DuckDB's Python API and DB-API 2.0

DuckDB’s Python API extends beyond merely implementing the Python DB-API 2.0 by enabling queries on Python objects as if they were tables and allowing easy conversion of query results into DataFrames. This seamless integration helps bridge the gap between relational databases and Python data structures, making it a preferred choice for Python-centric projects.

Installing the Python Package

To get started with DuckDB in Python, install the DuckDB package using pip install duckdb and import it in your Python environment. This straightforward process is essential for leveraging DuckDB's capabilities within the Python ecosystem.

Opening a Database Connection

DuckDB operates as an embedded database within your Python process, allowing interaction with an in-memory database without the need for a dedicated connection object. However, you can still open specific connections to in-memory databases or database files for more controlled usage.

Using the Relational API

DuckDB’s relational API allows querying tables, views, and functions as relations. Relations are a generalized version of tables composed of tuples and attributes, making it possible to treat various Python objects as queryable entities, thus blurring the lines between relational databases and in-memory objects.

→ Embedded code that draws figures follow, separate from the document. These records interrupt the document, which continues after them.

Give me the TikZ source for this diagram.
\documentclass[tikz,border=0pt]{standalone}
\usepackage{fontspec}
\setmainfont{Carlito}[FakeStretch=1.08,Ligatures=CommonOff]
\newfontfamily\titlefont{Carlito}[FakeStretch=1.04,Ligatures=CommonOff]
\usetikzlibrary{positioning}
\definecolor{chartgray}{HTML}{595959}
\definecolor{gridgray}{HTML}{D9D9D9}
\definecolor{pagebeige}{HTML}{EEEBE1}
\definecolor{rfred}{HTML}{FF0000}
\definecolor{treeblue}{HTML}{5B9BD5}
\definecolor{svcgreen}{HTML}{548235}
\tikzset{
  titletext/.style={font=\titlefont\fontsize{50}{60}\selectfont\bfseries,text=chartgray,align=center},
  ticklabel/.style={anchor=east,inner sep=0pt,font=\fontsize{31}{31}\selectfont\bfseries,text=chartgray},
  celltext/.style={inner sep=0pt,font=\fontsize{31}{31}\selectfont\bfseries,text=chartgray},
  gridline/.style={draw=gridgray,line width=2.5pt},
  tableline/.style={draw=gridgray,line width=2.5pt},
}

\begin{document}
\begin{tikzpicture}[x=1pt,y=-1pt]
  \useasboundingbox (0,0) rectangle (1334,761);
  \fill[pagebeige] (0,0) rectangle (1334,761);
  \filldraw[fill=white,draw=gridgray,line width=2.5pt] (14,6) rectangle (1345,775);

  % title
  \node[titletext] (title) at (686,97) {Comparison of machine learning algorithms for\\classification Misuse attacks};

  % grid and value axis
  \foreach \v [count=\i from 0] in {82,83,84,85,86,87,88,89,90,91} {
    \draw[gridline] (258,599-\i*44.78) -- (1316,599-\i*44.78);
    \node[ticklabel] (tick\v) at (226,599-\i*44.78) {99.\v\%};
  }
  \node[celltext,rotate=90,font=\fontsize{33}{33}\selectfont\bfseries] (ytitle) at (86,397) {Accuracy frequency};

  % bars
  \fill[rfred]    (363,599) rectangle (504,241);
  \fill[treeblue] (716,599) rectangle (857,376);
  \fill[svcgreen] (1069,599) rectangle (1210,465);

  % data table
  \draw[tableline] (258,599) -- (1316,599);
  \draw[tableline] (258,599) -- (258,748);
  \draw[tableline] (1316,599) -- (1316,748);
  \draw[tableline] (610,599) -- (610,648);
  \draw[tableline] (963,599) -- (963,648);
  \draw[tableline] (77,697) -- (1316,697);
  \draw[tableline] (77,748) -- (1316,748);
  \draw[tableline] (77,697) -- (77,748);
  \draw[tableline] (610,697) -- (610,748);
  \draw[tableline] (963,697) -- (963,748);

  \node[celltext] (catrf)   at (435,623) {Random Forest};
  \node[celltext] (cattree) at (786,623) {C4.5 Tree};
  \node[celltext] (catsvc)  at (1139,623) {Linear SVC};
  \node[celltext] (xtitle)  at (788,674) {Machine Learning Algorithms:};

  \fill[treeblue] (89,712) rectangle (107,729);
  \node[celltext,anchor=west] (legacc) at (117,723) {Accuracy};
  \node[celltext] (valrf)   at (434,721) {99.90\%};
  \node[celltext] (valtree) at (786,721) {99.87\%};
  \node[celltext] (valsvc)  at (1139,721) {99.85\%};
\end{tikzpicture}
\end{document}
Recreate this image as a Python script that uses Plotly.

Ingesting CSV Data with the Python API

Using DuckDB’s read_csv function in the Python API, you can seamlessly ingest CSV data and treat the resulting object as a queryable relation. This approach integrates well with Python workflows and allows for efficient data manipulation directly within Python code.

Composing Queries

DuckDB’s relational API provides methods like filter, project, limit, aggregate, and order for composing queries. This builder-style API offers a programmatic way to construct queries, reducing the risk of SQL injection and improving readability and maintainability of the code.

Querying pandas DataFrames

DuckDB allows direct querying of pandas DataFrames, treating them as if they were tables in a SQL database. This integration provides flexibility and power, enabling complex data operations within the familiar environment of pandas.

User-Defined Functions

DuckDB supports creating User-Defined Functions (UDFs) within its Python package, allowing users to extend SQL functionality with custom Python functions. This feature integrates Python’s extensive library ecosystem into DuckDB, enhancing its flexibility and capability for tailored data analysis.

Interoperability with Apache Arrow and Polars

DuckDB’s interoperability extends to Apache Arrow and Polars, enabling seamless transitions between different data formats. This compatibility allows efficient data manipulation and integration with other tools, ensuring flexibility and performance in data analysis workflows.

Summary

DuckDB’s Python API blurs the lines between tables and in-memory objects, enabling uniform querying of various data sources. The relational API aids in writing maintainable applications, and UDFs expand functionality by integrating Python libraries. Data can be exported to formats like pandas and Polars DataFrames, facilitating smooth transitions between platforms.